Set exercise:
Pick out every line with the word "React" and copy it.

Items:
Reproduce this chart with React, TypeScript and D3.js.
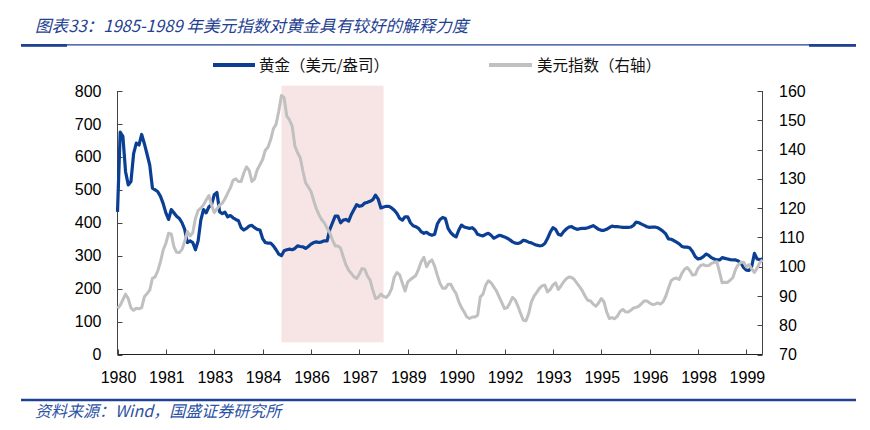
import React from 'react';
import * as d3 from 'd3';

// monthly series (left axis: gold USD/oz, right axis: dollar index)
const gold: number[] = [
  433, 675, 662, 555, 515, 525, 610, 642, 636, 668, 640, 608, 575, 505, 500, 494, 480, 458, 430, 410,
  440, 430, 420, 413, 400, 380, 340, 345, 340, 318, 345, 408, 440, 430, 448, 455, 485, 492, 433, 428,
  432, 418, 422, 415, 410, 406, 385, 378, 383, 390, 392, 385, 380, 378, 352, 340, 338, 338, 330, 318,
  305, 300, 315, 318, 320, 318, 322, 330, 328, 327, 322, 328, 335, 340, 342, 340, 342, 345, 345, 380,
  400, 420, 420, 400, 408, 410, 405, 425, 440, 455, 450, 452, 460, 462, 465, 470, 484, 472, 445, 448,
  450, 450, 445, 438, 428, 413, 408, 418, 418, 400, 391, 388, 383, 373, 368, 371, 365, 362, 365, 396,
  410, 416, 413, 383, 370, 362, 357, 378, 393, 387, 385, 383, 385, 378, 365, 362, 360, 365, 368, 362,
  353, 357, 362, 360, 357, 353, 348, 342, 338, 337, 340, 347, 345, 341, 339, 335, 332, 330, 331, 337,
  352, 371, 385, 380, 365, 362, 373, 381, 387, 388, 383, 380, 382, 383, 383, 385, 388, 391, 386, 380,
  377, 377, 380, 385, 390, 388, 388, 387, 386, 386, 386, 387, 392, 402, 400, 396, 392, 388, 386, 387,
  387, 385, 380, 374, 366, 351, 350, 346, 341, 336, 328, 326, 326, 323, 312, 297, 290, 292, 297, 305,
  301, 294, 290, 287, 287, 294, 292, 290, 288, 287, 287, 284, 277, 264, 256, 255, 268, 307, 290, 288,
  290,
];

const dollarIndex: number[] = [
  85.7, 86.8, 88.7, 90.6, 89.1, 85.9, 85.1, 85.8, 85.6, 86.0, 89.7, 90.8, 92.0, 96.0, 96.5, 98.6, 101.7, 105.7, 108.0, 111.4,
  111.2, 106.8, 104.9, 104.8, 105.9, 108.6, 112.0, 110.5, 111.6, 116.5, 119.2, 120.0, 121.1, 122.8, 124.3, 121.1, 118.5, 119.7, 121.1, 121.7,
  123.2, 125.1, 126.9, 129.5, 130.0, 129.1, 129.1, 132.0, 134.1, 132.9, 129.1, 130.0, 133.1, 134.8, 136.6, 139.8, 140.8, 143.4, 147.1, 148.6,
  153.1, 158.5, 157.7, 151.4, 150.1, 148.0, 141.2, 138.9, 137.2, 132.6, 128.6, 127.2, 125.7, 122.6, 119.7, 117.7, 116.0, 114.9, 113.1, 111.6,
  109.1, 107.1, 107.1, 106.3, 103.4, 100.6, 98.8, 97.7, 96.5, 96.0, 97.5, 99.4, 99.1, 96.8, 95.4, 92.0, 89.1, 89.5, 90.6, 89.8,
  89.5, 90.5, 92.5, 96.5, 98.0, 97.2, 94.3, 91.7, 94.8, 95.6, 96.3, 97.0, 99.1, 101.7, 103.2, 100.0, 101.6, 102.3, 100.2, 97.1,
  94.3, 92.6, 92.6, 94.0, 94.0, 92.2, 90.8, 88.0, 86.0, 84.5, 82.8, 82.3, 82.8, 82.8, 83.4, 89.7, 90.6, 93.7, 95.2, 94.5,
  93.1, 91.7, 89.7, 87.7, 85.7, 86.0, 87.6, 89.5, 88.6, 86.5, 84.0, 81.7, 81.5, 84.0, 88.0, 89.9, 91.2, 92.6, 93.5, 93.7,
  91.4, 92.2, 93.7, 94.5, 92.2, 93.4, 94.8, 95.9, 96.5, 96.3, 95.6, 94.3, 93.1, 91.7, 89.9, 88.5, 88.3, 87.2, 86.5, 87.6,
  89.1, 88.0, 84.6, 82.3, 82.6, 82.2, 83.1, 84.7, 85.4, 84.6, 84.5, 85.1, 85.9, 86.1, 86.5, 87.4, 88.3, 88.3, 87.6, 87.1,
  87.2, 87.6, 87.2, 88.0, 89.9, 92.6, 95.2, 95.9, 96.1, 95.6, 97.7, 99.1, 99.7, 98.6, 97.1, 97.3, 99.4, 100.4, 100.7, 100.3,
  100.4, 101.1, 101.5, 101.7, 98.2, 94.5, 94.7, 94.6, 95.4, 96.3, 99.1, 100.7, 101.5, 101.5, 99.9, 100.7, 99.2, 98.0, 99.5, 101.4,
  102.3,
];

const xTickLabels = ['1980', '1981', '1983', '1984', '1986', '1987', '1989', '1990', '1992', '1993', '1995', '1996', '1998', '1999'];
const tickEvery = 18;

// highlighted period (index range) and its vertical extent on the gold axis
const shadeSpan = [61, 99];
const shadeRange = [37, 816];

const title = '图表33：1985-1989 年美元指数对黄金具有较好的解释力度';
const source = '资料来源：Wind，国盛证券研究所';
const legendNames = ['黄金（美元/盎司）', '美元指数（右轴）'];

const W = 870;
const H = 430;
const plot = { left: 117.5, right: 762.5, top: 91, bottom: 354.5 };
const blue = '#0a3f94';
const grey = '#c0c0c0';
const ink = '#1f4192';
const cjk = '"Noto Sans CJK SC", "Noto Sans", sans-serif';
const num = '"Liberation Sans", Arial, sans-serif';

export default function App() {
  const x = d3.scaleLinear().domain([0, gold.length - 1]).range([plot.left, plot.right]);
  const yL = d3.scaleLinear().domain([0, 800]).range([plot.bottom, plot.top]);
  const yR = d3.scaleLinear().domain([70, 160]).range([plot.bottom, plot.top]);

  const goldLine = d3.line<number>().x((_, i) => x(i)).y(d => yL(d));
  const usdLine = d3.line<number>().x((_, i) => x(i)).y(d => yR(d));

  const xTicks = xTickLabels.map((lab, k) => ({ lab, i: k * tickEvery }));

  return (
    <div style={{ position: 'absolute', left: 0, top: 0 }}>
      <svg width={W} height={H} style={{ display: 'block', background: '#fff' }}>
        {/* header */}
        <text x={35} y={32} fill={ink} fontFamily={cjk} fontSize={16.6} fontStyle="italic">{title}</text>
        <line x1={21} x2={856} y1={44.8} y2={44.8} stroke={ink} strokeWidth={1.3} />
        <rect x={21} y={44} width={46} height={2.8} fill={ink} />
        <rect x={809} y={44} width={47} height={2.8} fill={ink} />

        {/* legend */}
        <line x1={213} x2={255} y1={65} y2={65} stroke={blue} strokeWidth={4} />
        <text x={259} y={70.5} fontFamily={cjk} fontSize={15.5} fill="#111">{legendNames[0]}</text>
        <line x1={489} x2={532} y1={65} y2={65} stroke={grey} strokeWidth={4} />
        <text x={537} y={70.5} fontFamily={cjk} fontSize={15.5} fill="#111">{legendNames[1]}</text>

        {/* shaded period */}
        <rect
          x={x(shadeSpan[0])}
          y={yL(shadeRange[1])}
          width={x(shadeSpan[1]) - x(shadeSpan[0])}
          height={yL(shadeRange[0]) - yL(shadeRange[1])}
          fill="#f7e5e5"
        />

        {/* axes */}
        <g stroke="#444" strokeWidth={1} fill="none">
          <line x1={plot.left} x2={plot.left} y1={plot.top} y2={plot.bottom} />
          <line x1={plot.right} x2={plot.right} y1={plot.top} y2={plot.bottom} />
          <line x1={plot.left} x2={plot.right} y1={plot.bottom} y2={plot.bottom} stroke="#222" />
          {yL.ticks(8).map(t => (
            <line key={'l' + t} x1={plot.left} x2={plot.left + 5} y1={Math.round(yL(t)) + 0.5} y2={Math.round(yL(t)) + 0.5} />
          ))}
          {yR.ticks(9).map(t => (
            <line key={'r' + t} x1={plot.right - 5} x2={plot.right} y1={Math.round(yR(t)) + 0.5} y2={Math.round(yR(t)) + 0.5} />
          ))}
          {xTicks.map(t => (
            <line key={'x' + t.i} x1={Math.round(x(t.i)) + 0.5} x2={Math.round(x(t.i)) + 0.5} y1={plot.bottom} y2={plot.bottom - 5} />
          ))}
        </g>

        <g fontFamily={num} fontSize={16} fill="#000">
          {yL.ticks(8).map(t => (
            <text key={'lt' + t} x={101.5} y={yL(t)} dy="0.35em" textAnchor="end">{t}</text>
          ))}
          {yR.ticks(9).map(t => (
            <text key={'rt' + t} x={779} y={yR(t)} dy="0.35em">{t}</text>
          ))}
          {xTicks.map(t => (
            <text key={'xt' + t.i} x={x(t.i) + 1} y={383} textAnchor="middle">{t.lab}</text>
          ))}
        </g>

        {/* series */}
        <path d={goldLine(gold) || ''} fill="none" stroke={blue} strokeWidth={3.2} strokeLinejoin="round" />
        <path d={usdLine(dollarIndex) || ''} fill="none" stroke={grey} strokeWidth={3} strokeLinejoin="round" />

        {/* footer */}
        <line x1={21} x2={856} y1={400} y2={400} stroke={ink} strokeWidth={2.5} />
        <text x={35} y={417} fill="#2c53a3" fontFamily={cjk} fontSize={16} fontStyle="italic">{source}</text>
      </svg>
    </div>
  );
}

---

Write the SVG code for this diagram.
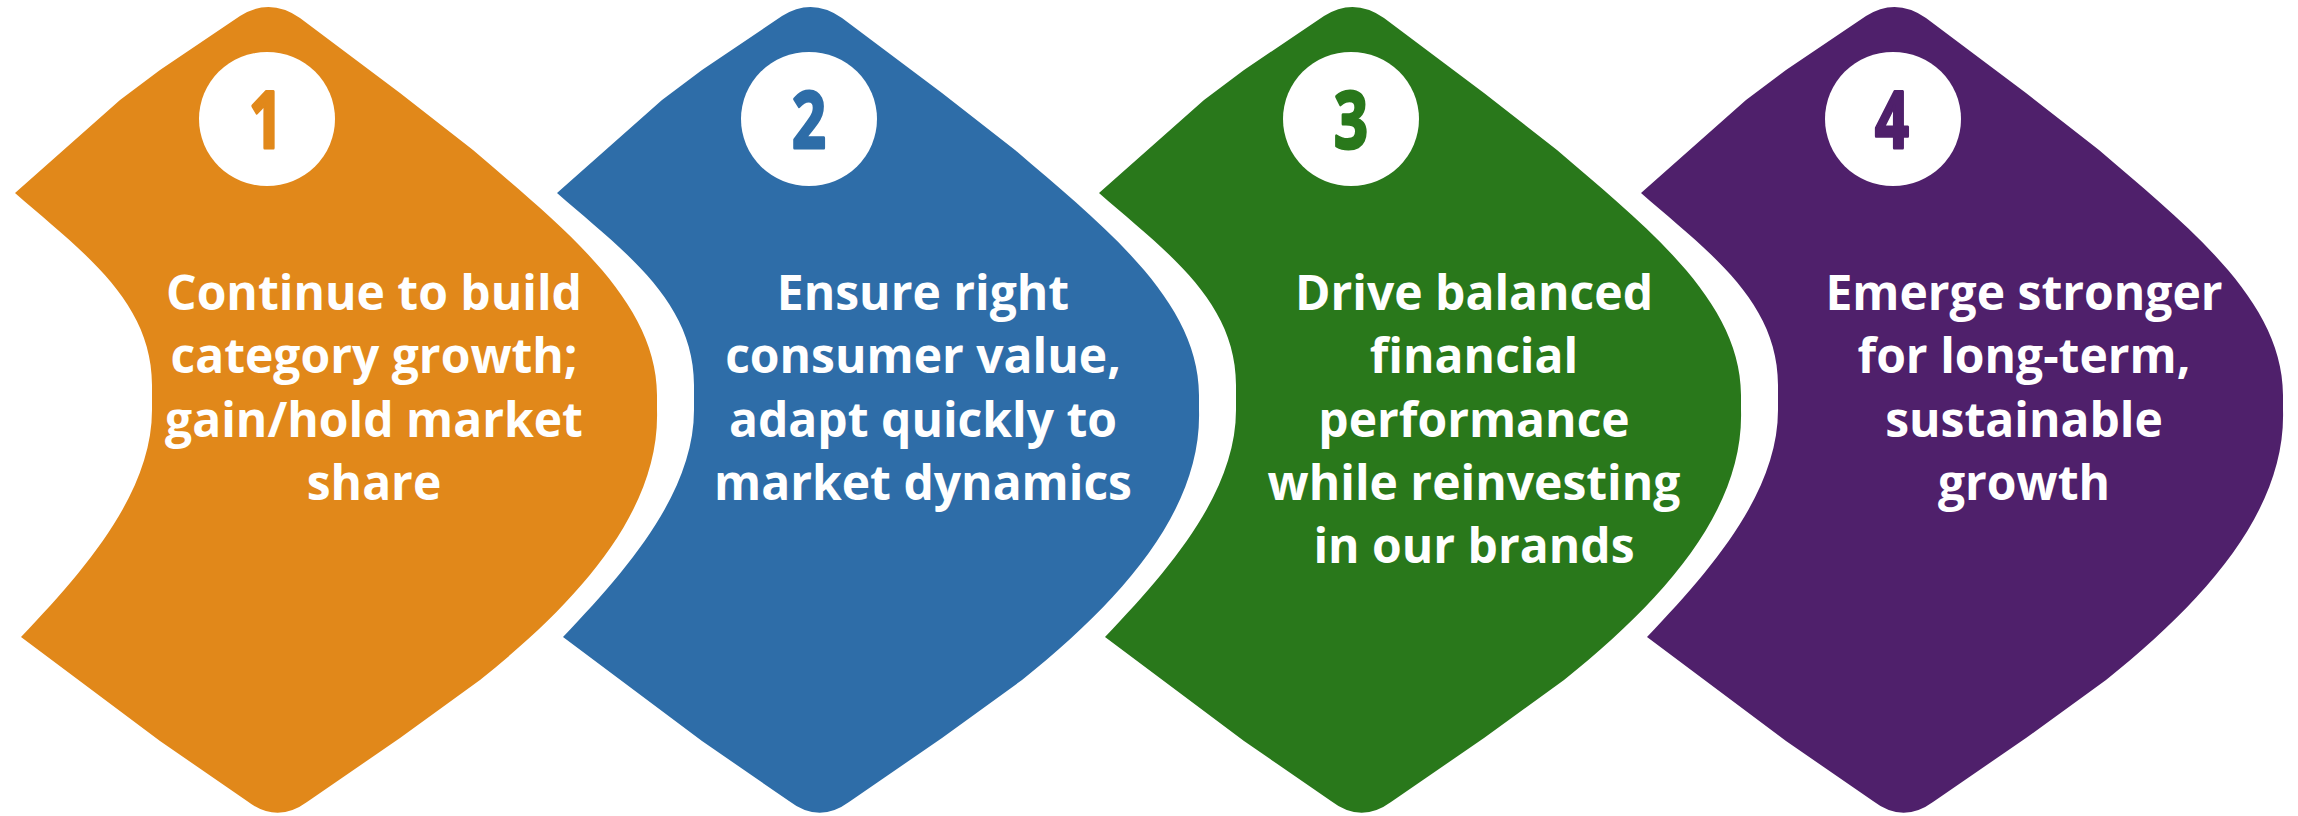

--

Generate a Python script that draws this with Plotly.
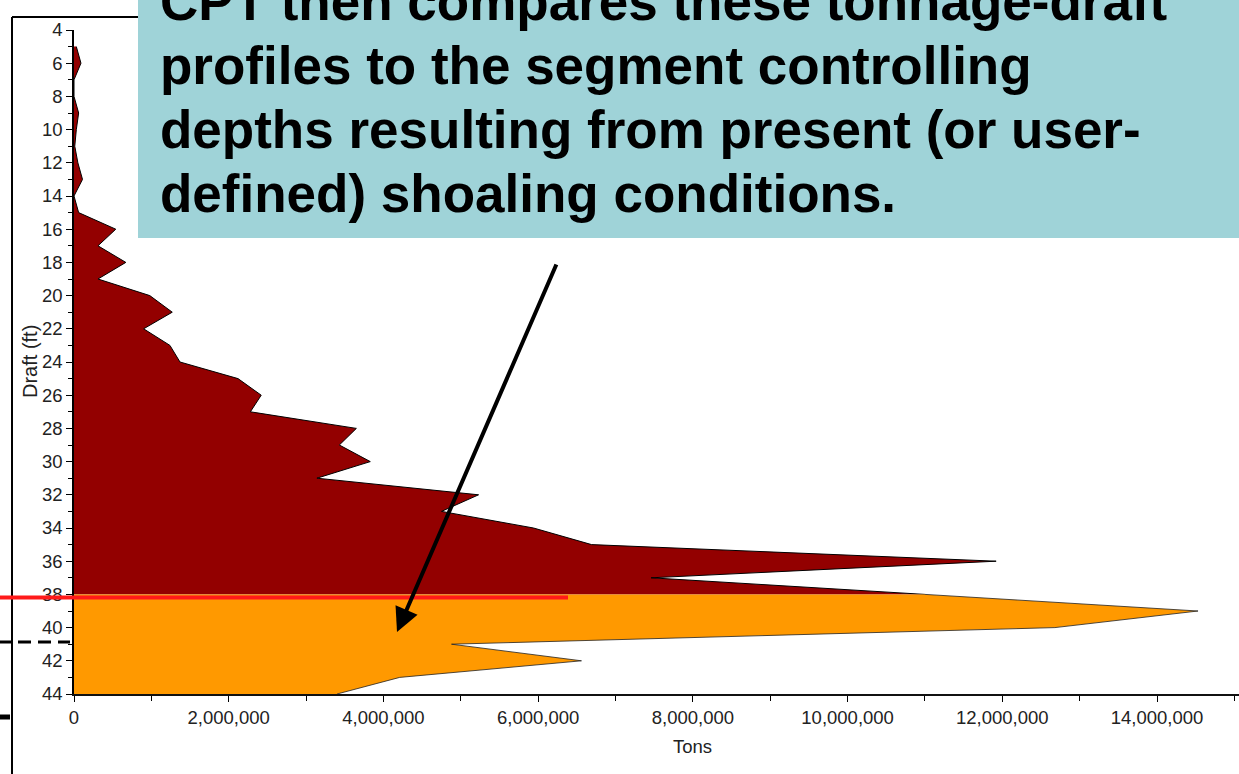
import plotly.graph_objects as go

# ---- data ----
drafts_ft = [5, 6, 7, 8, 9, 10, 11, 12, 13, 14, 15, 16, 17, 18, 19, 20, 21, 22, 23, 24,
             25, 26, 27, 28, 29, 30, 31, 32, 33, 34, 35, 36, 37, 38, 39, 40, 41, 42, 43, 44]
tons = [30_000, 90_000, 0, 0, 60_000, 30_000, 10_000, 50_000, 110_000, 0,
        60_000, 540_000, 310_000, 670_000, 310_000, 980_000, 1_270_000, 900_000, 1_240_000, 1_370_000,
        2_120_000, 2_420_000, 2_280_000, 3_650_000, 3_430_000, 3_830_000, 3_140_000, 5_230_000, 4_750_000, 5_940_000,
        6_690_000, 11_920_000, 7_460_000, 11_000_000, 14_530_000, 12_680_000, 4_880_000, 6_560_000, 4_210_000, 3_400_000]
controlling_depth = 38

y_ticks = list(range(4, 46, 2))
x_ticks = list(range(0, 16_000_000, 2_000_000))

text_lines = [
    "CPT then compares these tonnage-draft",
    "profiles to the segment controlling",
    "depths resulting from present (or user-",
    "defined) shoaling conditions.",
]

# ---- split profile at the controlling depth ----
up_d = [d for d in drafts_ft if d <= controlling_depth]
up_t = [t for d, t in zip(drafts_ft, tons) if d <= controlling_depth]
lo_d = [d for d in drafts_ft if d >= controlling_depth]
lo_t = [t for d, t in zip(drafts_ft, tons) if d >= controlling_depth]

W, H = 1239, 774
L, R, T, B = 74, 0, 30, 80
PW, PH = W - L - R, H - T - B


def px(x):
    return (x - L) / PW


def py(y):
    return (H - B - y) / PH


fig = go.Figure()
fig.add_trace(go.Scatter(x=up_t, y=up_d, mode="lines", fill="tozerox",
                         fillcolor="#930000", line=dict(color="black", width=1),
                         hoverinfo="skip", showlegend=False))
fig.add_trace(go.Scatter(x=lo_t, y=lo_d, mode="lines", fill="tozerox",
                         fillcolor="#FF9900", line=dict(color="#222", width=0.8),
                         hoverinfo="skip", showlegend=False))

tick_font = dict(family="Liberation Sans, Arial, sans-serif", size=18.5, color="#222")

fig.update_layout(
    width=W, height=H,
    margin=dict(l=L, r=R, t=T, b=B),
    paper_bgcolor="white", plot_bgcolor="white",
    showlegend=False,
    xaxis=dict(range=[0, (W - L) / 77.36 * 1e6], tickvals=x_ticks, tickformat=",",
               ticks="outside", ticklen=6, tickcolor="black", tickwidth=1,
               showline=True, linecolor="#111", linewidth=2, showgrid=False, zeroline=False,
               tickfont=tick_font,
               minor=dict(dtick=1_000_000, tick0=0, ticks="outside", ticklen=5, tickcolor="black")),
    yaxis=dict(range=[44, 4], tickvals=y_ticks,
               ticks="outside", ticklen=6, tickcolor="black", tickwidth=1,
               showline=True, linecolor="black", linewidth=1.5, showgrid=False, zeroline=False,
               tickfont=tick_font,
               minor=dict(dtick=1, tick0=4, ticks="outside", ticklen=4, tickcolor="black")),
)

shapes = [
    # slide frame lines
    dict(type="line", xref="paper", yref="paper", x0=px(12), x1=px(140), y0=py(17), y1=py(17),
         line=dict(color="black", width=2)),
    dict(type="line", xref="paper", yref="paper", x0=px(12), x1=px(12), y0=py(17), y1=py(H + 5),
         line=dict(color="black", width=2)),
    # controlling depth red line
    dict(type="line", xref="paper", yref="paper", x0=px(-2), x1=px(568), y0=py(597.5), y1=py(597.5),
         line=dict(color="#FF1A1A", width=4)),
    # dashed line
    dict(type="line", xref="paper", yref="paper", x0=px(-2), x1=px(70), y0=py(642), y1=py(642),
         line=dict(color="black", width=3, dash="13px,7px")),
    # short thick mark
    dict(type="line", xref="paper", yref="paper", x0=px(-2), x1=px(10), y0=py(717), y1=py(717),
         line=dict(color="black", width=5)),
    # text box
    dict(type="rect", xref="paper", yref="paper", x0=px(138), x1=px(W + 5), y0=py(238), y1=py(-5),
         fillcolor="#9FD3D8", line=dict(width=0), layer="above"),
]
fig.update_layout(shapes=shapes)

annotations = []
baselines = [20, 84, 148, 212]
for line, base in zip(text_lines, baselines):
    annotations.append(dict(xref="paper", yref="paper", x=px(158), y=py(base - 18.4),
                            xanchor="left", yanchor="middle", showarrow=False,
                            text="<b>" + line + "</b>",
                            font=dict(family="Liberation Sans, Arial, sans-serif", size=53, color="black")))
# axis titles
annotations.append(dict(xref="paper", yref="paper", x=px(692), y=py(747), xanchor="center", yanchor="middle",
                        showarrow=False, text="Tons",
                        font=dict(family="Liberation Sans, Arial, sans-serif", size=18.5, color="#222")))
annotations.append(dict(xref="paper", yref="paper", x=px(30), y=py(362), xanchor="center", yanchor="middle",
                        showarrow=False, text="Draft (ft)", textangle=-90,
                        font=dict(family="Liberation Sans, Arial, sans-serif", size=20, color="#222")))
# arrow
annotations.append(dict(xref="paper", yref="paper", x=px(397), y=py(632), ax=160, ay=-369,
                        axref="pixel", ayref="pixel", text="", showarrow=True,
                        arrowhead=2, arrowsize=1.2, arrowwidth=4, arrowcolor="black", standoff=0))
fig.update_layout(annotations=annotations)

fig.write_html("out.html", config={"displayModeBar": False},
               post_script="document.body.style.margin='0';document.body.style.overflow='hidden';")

Task output:
Reproduce this chart with React, TypeScript and D3.js.
import React from 'react';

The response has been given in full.